Monday, June 20, 2005

O'Reilly on Coerced Confessions 

Well, this just happened.

Tired of the spin I was getting from mainstream newscasts, I decided to flip to The O'Reilly Factor during commercials on The Daily Show. During the first segment, O'Reilly was "interviewing" a guest about Durbin's comments - when I say "interview", I of course mean that O'Reilly was ranting and raving about how Durbin's comments hurt America's image abroad and endanger our troops.

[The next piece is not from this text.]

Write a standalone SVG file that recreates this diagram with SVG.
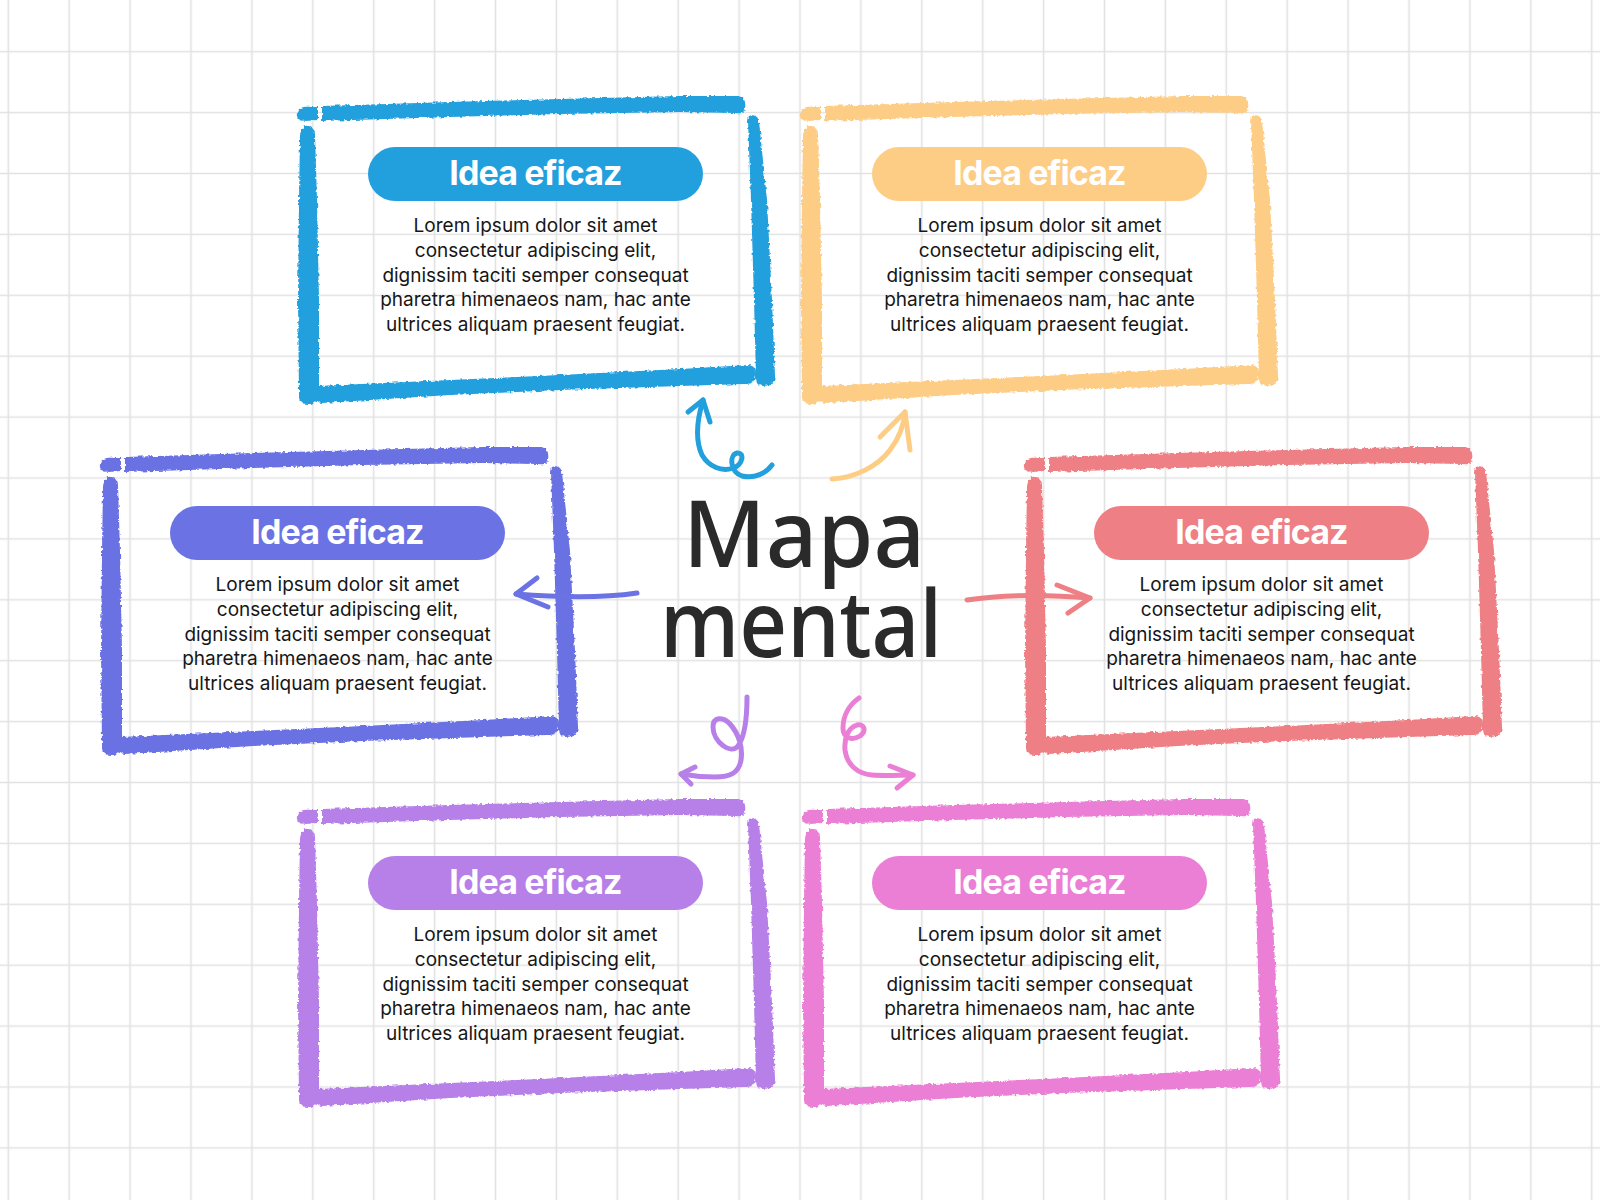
<svg xmlns="http://www.w3.org/2000/svg" xmlns:xlink="http://www.w3.org/1999/xlink" width="1600" height="1200" viewBox="0 0 1600 1200">
<style>
.title{font-family:Inter,"Liberation Sans",Arial,sans-serif;font-weight:700;font-size:34px;fill:#ffffff;text-anchor:middle;letter-spacing:-0.9px}
.body{font-family:Inter,"Liberation Sans",Arial,sans-serif;font-weight:400;font-size:19px;fill:#161616;text-anchor:middle}
.center{font-family:"Noto Sans","DejaVu Sans",sans-serif;font-weight:500;font-size:92px;fill:#2a2a2a;text-anchor:middle}
.conn{fill:none;stroke-width:5;stroke-linecap:round;stroke-linejoin:round}
</style>
<defs>
<pattern id="grid" x="-22.15" y="21.25" width="60.9" height="60.9" patternUnits="userSpaceOnUse">
<path d="M30.45 0V60.9M0 30.45H60.9" stroke="#e2e2e2" stroke-width="1.6" fill="none"/>
</pattern>
<filter id="rough" x="-5%" y="-5%" width="110%" height="110%">
<feTurbulence type="fractalNoise" baseFrequency="0.3" numOctaves="2" seed="4"/>
<feDisplacementMap in="SourceGraphic" scale="4" xChannelSelector="R" yChannelSelector="G"/>
</filter>
<g id="frame" fill="currentColor">
<path d="M297,113 C298,107 305,106 312,107 L318,107 L318,120 L306,121 C299,121 296,118 297,113 Z"/>
<path d="M322,106 L450,102 L560,99 L680,96 L738,96 C745,97 746,103 745,109 C744,113 741,114 736,113 L680,112 L560,114 L450,117 L322,121 Z"/>
<path d="M303,127 C308,124 314,127 315,134 L317,200 L319,300 L319,396 C319,402 315,404 308,404 C301,404 299,401 299,396 L298,300 L299,200 L300,134 Z"/>
<path d="M749,116 C753,114 758,116 759,121 L767,200 L772,300 L775,376 C775,383 770,386 763,386 C758,386 756,383 756,378 L754,300 L751,200 L748,121 Z"/>
<path d="M318,386 L450,380 L560,375 L680,369 L748,365 C754,365 757,370 756,376 C755,382 751,384 745,384 L680,386 L560,390 L450,395 L322,403 C316,403 315,397 318,386 Z"/>
</g>
</defs>
<rect x="0" y="0" width="1600" height="1200" fill="#ffffff"/>
<rect x="0" y="0" width="1600" height="1200" fill="url(#grid)"/>

<g id="node-blue" transform="translate(0,0)">
<use xlink:href="#frame" href="#frame" style="color:#22a0de" filter="url(#rough)"/>
<rect x="368" y="147" width="335" height="54" rx="27" fill="#22a0de"/>
<text class="title" x="535.5" y="185">Idea eficaz</text>
<text class="body" x="535.5" y="232">Lorem ipsum dolor sit amet</text>
<text class="body" x="535.5" y="256.8">consectetur adipiscing elit,</text>
<text class="body" x="535.5" y="281.6">dignissim taciti semper consequat</text>
<text class="body" x="535.5" y="306.4">pharetra himenaeos nam, hac ante</text>
<text class="body" x="535.5" y="331.2">ultrices aliquam praesent feugiat.</text>
</g>

<g id="node-yellow" transform="translate(504,0)">
<use xlink:href="#frame" href="#frame" transform="translate(-1,0)" style="color:#fdcd85" filter="url(#rough)"/>
<rect x="368" y="147" width="335" height="54" rx="27" fill="#fdcd85"/>
<text class="title" x="535.5" y="185">Idea eficaz</text>
<text class="body" x="535.5" y="232">Lorem ipsum dolor sit amet</text>
<text class="body" x="535.5" y="256.8">consectetur adipiscing elit,</text>
<text class="body" x="535.5" y="281.6">dignissim taciti semper consequat</text>
<text class="body" x="535.5" y="306.4">pharetra himenaeos nam, hac ante</text>
<text class="body" x="535.5" y="331.2">ultrices aliquam praesent feugiat.</text>
</g>

<g id="node-indigo" transform="translate(-198,359)">
<use xlink:href="#frame" href="#frame" transform="translate(1,-8)" style="color:#6b72e3" filter="url(#rough)"/>
<rect x="368" y="147" width="335" height="54" rx="27" fill="#6b72e3"/>
<text class="title" x="535.5" y="185">Idea eficaz</text>
<text class="body" x="535.5" y="232">Lorem ipsum dolor sit amet</text>
<text class="body" x="535.5" y="256.8">consectetur adipiscing elit,</text>
<text class="body" x="535.5" y="281.6">dignissim taciti semper consequat</text>
<text class="body" x="535.5" y="306.4">pharetra himenaeos nam, hac ante</text>
<text class="body" x="535.5" y="331.2">ultrices aliquam praesent feugiat.</text>
</g>

<g id="node-red" transform="translate(726,359)">
<use xlink:href="#frame" href="#frame" transform="translate(1,-8)" style="color:#ee7f84" filter="url(#rough)"/>
<rect x="368" y="147" width="335" height="54" rx="27" fill="#ee7f84"/>
<text class="title" x="535.5" y="185">Idea eficaz</text>
<text class="body" x="535.5" y="232">Lorem ipsum dolor sit amet</text>
<text class="body" x="535.5" y="256.8">consectetur adipiscing elit,</text>
<text class="body" x="535.5" y="281.6">dignissim taciti semper consequat</text>
<text class="body" x="535.5" y="306.4">pharetra himenaeos nam, hac ante</text>
<text class="body" x="535.5" y="331.2">ultrices aliquam praesent feugiat.</text>
</g>

<g id="node-lavender" transform="translate(0,709)">
<use xlink:href="#frame" href="#frame" transform="translate(0,-6)" style="color:#b77fe8" filter="url(#rough)"/>
<rect x="368" y="147" width="335" height="54" rx="27" fill="#b77fe8"/>
<text class="title" x="535.5" y="185">Idea eficaz</text>
<text class="body" x="535.5" y="232">Lorem ipsum dolor sit amet</text>
<text class="body" x="535.5" y="256.8">consectetur adipiscing elit,</text>
<text class="body" x="535.5" y="281.6">dignissim taciti semper consequat</text>
<text class="body" x="535.5" y="306.4">pharetra himenaeos nam, hac ante</text>
<text class="body" x="535.5" y="331.2">ultrices aliquam praesent feugiat.</text>
</g>

<g id="node-pink" transform="translate(504,709)">
<use xlink:href="#frame" href="#frame" transform="translate(1,-6)" style="color:#eb7fd6" filter="url(#rough)"/>
<rect x="368" y="147" width="335" height="54" rx="27" fill="#eb7fd6"/>
<text class="title" x="535.5" y="185">Idea eficaz</text>
<text class="body" x="535.5" y="232">Lorem ipsum dolor sit amet</text>
<text class="body" x="535.5" y="256.8">consectetur adipiscing elit,</text>
<text class="body" x="535.5" y="281.6">dignissim taciti semper consequat</text>
<text class="body" x="535.5" y="306.4">pharetra himenaeos nam, hac ante</text>
<text class="body" x="535.5" y="331.2">ultrices aliquam praesent feugiat.</text>
</g>

<g id="node-center">
<text class="center"><tspan x="804" y="567" textLength="242" lengthAdjust="spacingAndGlyphs">Mapa</tspan><tspan x="801" y="657" textLength="282" lengthAdjust="spacingAndGlyphs">mental</tspan></text>
</g>

<g id="connectors">
<g class="conn" stroke="#22a0de">
<path d="M772,465 C766,473 755,479 742,476 C730,472 729,455 737,453 C745,452 743,465 733,468 C722,472 709,467 702,455 C695,440 697,420 703,400"/>
<path d="M688,412 L703,400 L710,422"/>
</g>
<g class="conn" stroke="#fdcd85">
<path d="M832,479 C855,478 878,466 890,450 C900,437 904,423 905,412"/>
<path d="M880,437 L905,412 L910,450"/>
</g>
<g class="conn" stroke="#6b72e3">
<path d="M637,593 Q590,600 516,594"/>
<path d="M537,578 L516,594 L548,607"/>
</g>
<g class="conn" stroke="#ee7f84">
<path d="M967,600 Q1020,592 1090,598"/>
<path d="M1057,585 L1090,598 L1068,613"/>
</g>
<g class="conn" stroke="#b77fe8">
<path d="M747,697 C747,715 746,735 738,746 C731,755 713,742 713,727 C713,717 723,716 730,724 C739,734 743,748 741,760 C739,773 730,777 715,777 C705,777 692,776 681,774"/>
<path d="M695,767 L681,774 L691,784"/>
</g>
<g class="conn" stroke="#eb7fd6">
<path d="M859,698 C849,705 843,716 843,728 C843,738 852,741 860,736 C867,731 864,723 857,725 C848,728 844,738 845,750 C847,765 858,774 872,775 C885,776 900,775 913,775"/>
<path d="M890,766 L913,775 L897,788"/>
</g>
</g>
</svg>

When I flipped back, O'Reilly was doing an interview with Judge Napolitano about the murder in Aruba. It was actually a fairly rational discussion about criminal procedure under the Aruban system, and differences between that system and our system. Now, I may have accidentally switched back to The Daily Show, but I'm pretty sure the following exchange took place (paraphrased by me, of course, until I can find a transcript):
O'Reilly: Now, tell me... how long can they detain these suspects for?

Judge: Well, now, they can detain them a long time without filing charges, and that's something that's not just different than America, it's anti-American.

O'Reilly: Why do they do that?

Judge: That's how they do it in many European countries. They do it to break them down. Sure, they have a right to remain silent, but if they're in jail long enough, they'll eventually just tell the police what they think they want to here.

O'Reilly: But that confession would be coereced!

Judge: We'll see.
Yeah, convicting people on the basis of confessions that are coerced is pretty bad, something we'd expect to be "done by Nazis, Soviets in their gulags or some mad regime--Pol Pot or others--that had no concern for human beings."